The answer to the frustrations that ministers often feel, the authors contend, is an approach based on the adventure of telling the truth from God.

          I had a number of difficulties with this book. The most irritating one was a matter of editing--I found the organization of the chapters baffling and was frustrated by awkward contrivances resulting from the dual authorship. It was because of these obstacles more than any others that I encountered such difficulty the first few times I tried to read it. More significantly, I found a lot of the authors’ criticism of the "church as social club" to be completely obvious, and the problems they were addressing in their southern mainline denominations did not map well onto my experience in northern evangelical ones. Likewise, I found their criticism of the capitulation of liberal Christian politics to secular ideology and methodology obvious.

          Aside from these superficial things, the book was really timely for me. Two or three weeks ago I attended a presentation by representatives of the Seamless Garment Network, which seeks to live out a "consistent life ethic," including nonviolence and protection of the right to life, through community involvement and political activism. Resident Aliens made me think a lot about the Network’s methods for achieving its goals. During the forum, a Regent student from South Africa asked a piercing question: "Do you see yourselves as a counter-cultural movement or as a culture transforming movement, and if the latter, what will you do when you succeed?" The Network representatives replied that they were still figuring some of those things out. This book reminds me that Christ’s and the church’s main concern are not with enforcing Christian morality on the world but on enabling the church to be the church, transforming the world by its witness. Conventional political activism seems like it will end up wielding the same power it has fought against. But this book also reminds me that the Kingdom is a subversive political reality, and even the act of worship is a political statement of allegiance to one other than the state.

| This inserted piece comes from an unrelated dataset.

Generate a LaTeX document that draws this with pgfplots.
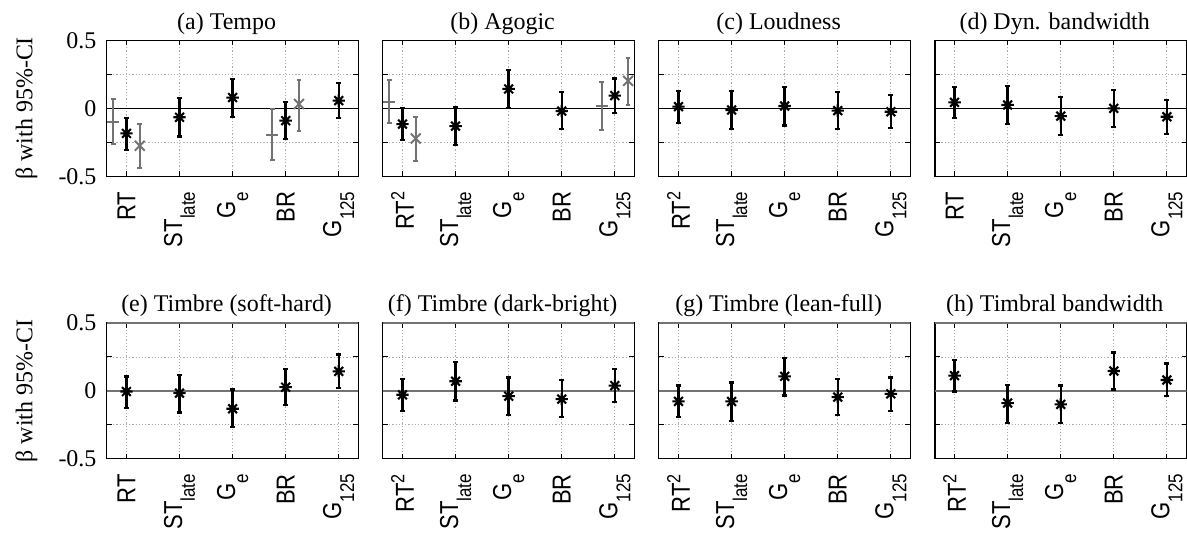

          The importance of centrality of worship is another theme, briefly touched on in this book, that fit well with what I have been learning and experiencing. Hauerwas and Willimon write:

In our worship, we retell and are held accountable to God’s story, the adventure story about what God is doing with us in Christ. All ministry can be evaluated by essentially liturgical criteria: How well does the act of ministry enable people to be with God? (138—139)

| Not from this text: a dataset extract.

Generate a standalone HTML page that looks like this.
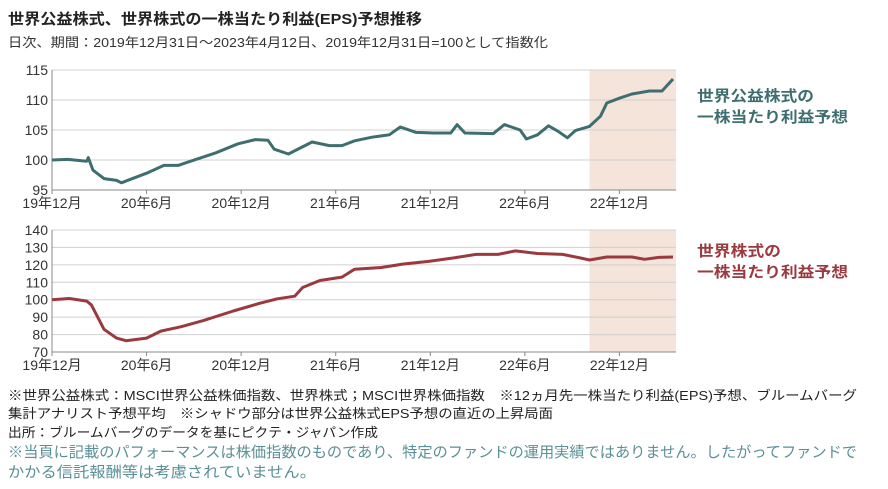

This summation of all the church’s business as worship resonates with my experience this semester at Regent. In all of my classes I have been challenged to know God in a new way, and the object of this knowledge is worship. As J.I. Packer puts it, "true theology is doxology." And the book fits well with the Christian Life class too--the unique claim of Christianity is that who we are and what we are to do is not defined in human terms but in our relationship with our Creator and Saviour, and our identity as his chosen people.